It seems a bit late to be talking up Harvest Festivals, but there seems always more to be explored. One way of exploring further is to talk about the harvest of our commerce and industry, but I would like to stick with our traditional agricultural harvest.
Even if you are a Townie you will be more thoughtful about your way of life if you understand something of the contribution farmers make to human well-being. You will be encouraged to think more about what you eat, and appreciate the effort that goes into food production. You will appreciate better that town and country are interdependent, and that more generally individuals and communities depend on each other. Given that these days our food comes from all over the world, you will be reminded of our international interdependence, and issues to do with FairTrade. Harvest is also a lesson in vulnerability, as the success of the harvest is dependent on the weather and other factors, even if human ingenuity mitigates the worst effects. The fact that harvest produce goes to those who are most in need in our local communities is a reminder of our social obligations.
There is great beauty in a church decorated for Harvest, reminding us of the lilies which neither toil or spin, but are so beautiful that “Solomon in all his glory was not arrayed like one of these” (Luke 12:27), and demonstrating the beauty of nature generally. Big thanks, by the way, to those who made our church look so attractive.
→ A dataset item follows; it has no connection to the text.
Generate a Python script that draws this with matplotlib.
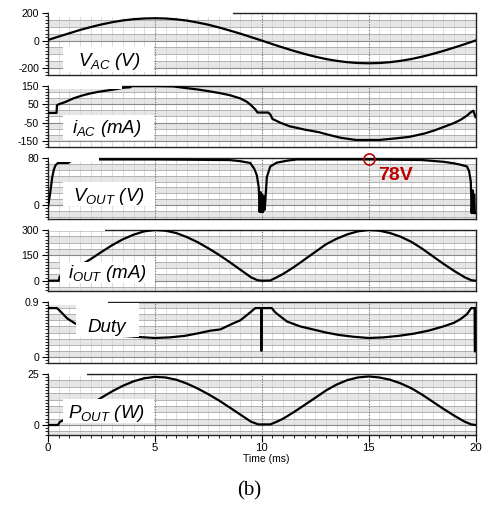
import matplotlib
matplotlib.use("Agg")
import matplotlib.pyplot as plt
import numpy as np
from matplotlib.patches import Rectangle

plt.rcParams["font.family"] = ["Liberation Sans", "DejaVu Sans"]
plt.rcParams["mathtext.fontset"] = "custom"
plt.rcParams["mathtext.it"] = "Liberation Sans:italic"
plt.rcParams["mathtext.rm"] = "Liberation Sans"

# ---- waveforms (time in ms) ----
t_vac = [0, 0.5, 1, 1.5, 2, 2.5, 3, 3.5, 4, 4.5, 5, 5.5, 6, 6.5, 7, 7.5, 8, 8.5, 9, 9.5,
         10, 10.5, 11, 11.5, 12, 12.5, 13, 13.5, 14, 14.5, 15, 15.5, 16, 16.5, 17, 17.5,
         18, 18.5, 19, 19.5, 20]
v_ac = [4, 29, 53, 77, 98, 117, 133, 146, 155, 160, 162, 160, 154, 145, 131, 115, 95, 73, 50, 25,
        0, -26, -51, -75, -97, -117, -134, -147, -157, -163, -165, -163, -157, -147, -134, -117,
        -97, -75, -51, -26, 0]

t_iac = [0, 0.4, 0.42, 0.5, 0.8, 1.2, 1.6, 2.0, 2.4, 2.8, 3.2, 3.5, 3.85, 3.9, 4.5, 5.0, 5.5,
         5.85, 6.3, 7.0, 7.5, 8.0, 8.5, 9.0, 9.3, 9.5, 9.7, 9.8, 10.0, 10.3, 10.4, 10.5, 10.9,
         11.3, 12.0, 12.7, 13.0, 13.7, 14.4, 15.5, 16.2, 16.9, 17.6, 18.1, 18.6, 19.0, 19.3,
         19.6, 19.76, 19.9, 20]
i_ac = [3, 3, 45, 50, 62, 83, 98, 110, 119, 126, 133, 140, 143, 150, 150, 150, 149,
        148, 141, 131, 122, 112, 100, 82, 64, 45, 22, 5, 5, 5, -5, -30, -52,
        -70, -88, -103, -113, -133, -145, -145, -137, -128, -110, -92, -70, -52, -35,
        -12, 5, 15, -20]

t_vout = [0, 0.1, 0.2, 0.27, 0.35, 0.47, 0.94, 1.1, 2.4, 5, 8.5, 9.0, 9.46, 9.65, 9.77, 9.86,
          9.9, 9.94, 9.98, 10.02, 10.06, 10.1, 10.14, 10.24, 10.4, 10.7, 11.2, 11.65, 15,
          17.5, 18.5, 18.97, 19.3, 19.6, 19.7, 19.78, 19.82, 19.86, 19.9, 19.94, 19.97, 20]
v_out = [-3, 20, 48, 60, 68, 72, 72, 76, 78, 78, 77, 75, 72, 62, 51, 30,
         -12, 22, -12, 18, -12, 15, -8, 48, 66, 72.5, 76, 78, 78,
         77, 74, 71.5, 69, 66, 58, 40, -14, 25, -14, 18, -14, -14]

t_iout = [0, 0.5, 0.55, 1.0, 1.5, 2.0, 2.5, 3.0, 3.5, 4.0, 4.5, 5.0, 5.5, 6.0, 6.5, 7.0, 7.5,
          8.0, 8.5, 9.0, 9.5, 9.8, 10.0, 10.4, 10.7, 11.0, 11.5, 12.0, 12.5, 13.0, 13.5, 14.0,
          14.5, 15.0, 15.5, 16.0, 16.5, 17.0, 17.5, 18.0, 18.5, 19.0, 19.5, 19.8, 20]
i_out = [0, 0, 25, 55, 90, 128, 170, 210, 245, 272, 292, 300, 296, 282, 258, 228, 192,
         153, 110, 65, 20, 3, 0, 1, 20, 40, 80, 125, 170, 215, 248, 274,
         292, 300, 296, 282, 260, 230, 190, 145, 100, 58, 20, 3, 0]

t_duty = [0, 0.42, 0.6, 0.9, 1.26, 1.8, 2.3, 2.8, 3.5, 4.3, 5.0, 5.7, 6.4, 7.0, 7.6, 8.06, 8.6,
          9.0, 9.46, 9.7, 9.97, 9.98, 10.0, 10.47, 10.63, 11.18, 11.8, 12.4, 13.0, 13.6, 14.3,
          15.0, 15.7, 16.4, 17.1, 17.8, 18.5, 19.0, 19.3, 19.6, 19.8, 19.96, 19.97, 19.99, 20]
duty = [0.8, 0.8, 0.74, 0.63, 0.55, 0.47, 0.41, 0.375, 0.345, 0.325, 0.31, 0.32, 0.345, 0.385,
        0.43, 0.45, 0.54, 0.6, 0.73, 0.8, 0.8, 0.1, 0.8, 0.8, 0.73, 0.58, 0.5, 0.45, 0.4, 0.36,
        0.33, 0.31, 0.32, 0.345, 0.38, 0.43, 0.5, 0.56, 0.62, 0.7, 0.8, 0.8, 0.09, 0.09, 0.8]

t_pout = [0, 0.47, 0.55, 1.0, 1.5, 2.0, 2.5, 3.0, 3.5, 4.0, 4.5, 5.0, 5.5, 6.0, 6.5, 7.0, 7.5,
          8.0, 8.5, 9.0, 9.5, 9.84, 10.4, 10.7, 11.0, 11.5, 12.0, 12.5, 13.0, 13.5, 14.0, 14.5,
          15.0, 15.5, 16.0, 16.5, 17.0, 17.5, 18.0, 18.5, 19.0, 19.5, 19.8, 20]
p_out = [0, 0, 1.5, 3.8, 6.8, 10, 13.4, 16.5, 19.2, 21.4, 22.9, 23.6, 23.3, 22.2, 20.3, 17.9, 15.1,
         12, 8.6, 5.1, 1.6, 0.3, 0.3, 1.6, 3.1, 6.3, 9.8, 13.3, 16.9, 19.8, 22, 23.3,
         23.8, 23.3, 22.2, 20.4, 18, 14.9, 11.4, 7.9, 4.6, 1.6, 0.3, 0]

x_ticks = [0, 5, 10, 15, 20]

# ---- layout (pixels of a 488x505 image) ----
W, H = 488, 505
X0, X1 = 48, 475.5

panels = [
    dict(t=t_vac, y=v_ac, top=13, bot=75, ylim=(-211, 200), ticks=[200, 0, -200], step=50,
         label=r"$V_{AC}$ (V)", box=(63, 47, 154, 72), txt=(78, 66), cover=(49, 5, 233, 17)),
    dict(t=t_iac, y=i_ac, top=86, bot=147, ylim=(-155, 150), ticks=[150, 50, -50, -150],
         step=100 / 3, label=r"$i_{AC}$ (mA)", box=(63, 115, 154, 140), txt=(72, 133),
         cover=(49, 79, 122, 89)),
    dict(t=t_vout, y=v_out, top=158, bot=219, ylim=(-24, 80.5), ticks=[80, 0], step=10,
         label=r"$V_{OUT}$ (V)", box=(63, 182, 155, 206), txt=(73, 201), cover=(49, 151, 99, 162)),
    dict(t=t_iout, y=i_out, top=230, bot=291, ylim=(-61, 300), ticks=[300, 150, 0], step=37.5,
         label=r"$i_{OUT}$ (mA)", box=(60, 262, 155, 283), txt=(68, 278), cover=(49, 223, 105, 231)),
    dict(t=t_duty, y=duty, top=302, bot=363, ylim=(-0.02, 0.9), ticks=[0.9, 0], step=0.1,
         label="Duty", box=(76, 303, 139, 337), txt=(87, 331.5), cover=(49, 295, 108, 305)),
    dict(t=t_pout, y=p_out, top=374, bot=435, ylim=(-4.9, 25), ticks=[25, 0], step=3.125,
         label=r"$P_{OUT}$ (W)", box=(63, 399, 154, 423), txt=(68, 418), cover=(49, 367, 87, 376)),
]

fig = plt.figure(figsize=(W / 100, H / 100), dpi=100)


def frect(x0, y0, x1, y1, z):
    r = Rectangle((x0 / W, 1 - y1 / H), (x1 - x0) / W, (y1 - y0) / H,
                  transform=fig.transFigure, fc="white", ec="none", zorder=z)
    fig.patches.append(r)


axes = []
for k, p in enumerate(panels):
    ax = fig.add_axes([X0 / W, 1 - p["bot"] / H, (X1 - X0) / W, (p["bot"] - p["top"]) / H])
    lo, hi = p["ylim"]
    ax.set_xlim(0, 20)
    ax.set_ylim(lo, hi)

    # striped background + grid
    base = p["ticks"][-1]
    n0 = int(np.floor((lo - base) / p["step"])) - 1
    n1 = int(np.ceil((hi - base) / p["step"])) + 1
    for n in range(n0, n1):
        y0 = base + n * p["step"]
        if n % 2 == 0:
            ax.axhspan(y0, y0 + p["step"], color="#e6e6e6", lw=0, zorder=0)
        ax.axhline(y0, color="#a8a8a8", lw=0.6, zorder=0.5)
    for tm in np.arange(0.5, 20, 0.5):
        ax.axvline(tm, color="#d6d6d6", lw=0.6, zorder=0.4)
    for yt in p["ticks"]:
        ax.axhline(yt, color="#8a8a8a", lw=0.8, zorder=0.6)
    for tm in [5, 10, 15]:
        ax.axvline(tm, color="#7a7a7a", lw=0.8, ls=(0, (1, 1.5)), zorder=0.7)

    ax.plot(p["t"], p["y"], color="black", lw=1.6, zorder=3)

    ax.set_yticks(p["ticks"])
    ax.set_yticklabels([("%g" % v) for v in p["ticks"]], fontsize=7.6)
    ax.set_yticks(np.arange(base + n0 * p["step"] / 2, hi, p["step"] / 2), minor=True)
    ax.tick_params(axis="y", which="major", direction="out", length=4, width=0.8, pad=2.5)
    ax.tick_params(axis="y", which="minor", direction="out", length=2, width=0.6)
    for s in ax.spines.values():
        s.set_linewidth(1.0)
        s.set_color("#222222")

    if k < len(panels) - 1:
        ax.set_xticks([])
    else:
        ax.set_xticks(x_ticks)
        ax.set_xticks(np.arange(0, 20.01, 0.5), minor=True)
        ax.tick_params(axis="x", which="major", direction="out", length=5, width=0.8,
                       pad=1, labelsize=8.2)
        ax.tick_params(axis="x", which="minor", direction="out", length=2.5, width=0.6)

    frect(*p["cover"], z=4)
    frect(*p["box"], z=5)
    fig.text(p["txt"][0] / W, 1 - p["txt"][1] / H, p["label"], fontsize=13.5,
             fontstyle="italic", va="baseline", ha="left", zorder=6)
    axes.append(ax)

# 78V marker on V_OUT
axes[2].plot([15], [78], marker="o", ms=8, mfc="none", mec="#c00000", mew=1.2,
             clip_on=False, zorder=7)
fig.text(378 / W, 1 - 180.5 / H, "78V", color="#c00000", fontsize=14, fontweight="bold",
         va="baseline", ha="left", zorder=7)

fig.text(266 / W, 1 - 462.5 / H, "Time (ms)", fontsize=7.5, ha="center", va="baseline")
fig.text(249 / W, 1 - 495 / H, "(b)", fontsize=15, ha="center", va="baseline",
         family=["Liberation Serif", "DejaVu Serif"])

fig.savefig("out.png", dpi=100)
As you read this, you may be thinking of another kind of Harvest: the Harvest of Souls. As a favourite harvest hymn puts it: “For the Lord our God shall come, and shall take his harvest home” and that at that time will “all be safely gathered in, free from sorrow, free from sin”. Traditionally the Church thinks of this at the time of All Souls (2 November each year). This Harvest too is something to celebrate, even if for now, to quote another hymn, “other helpers fail, and comforts flee” and “change and decay in all around I see”.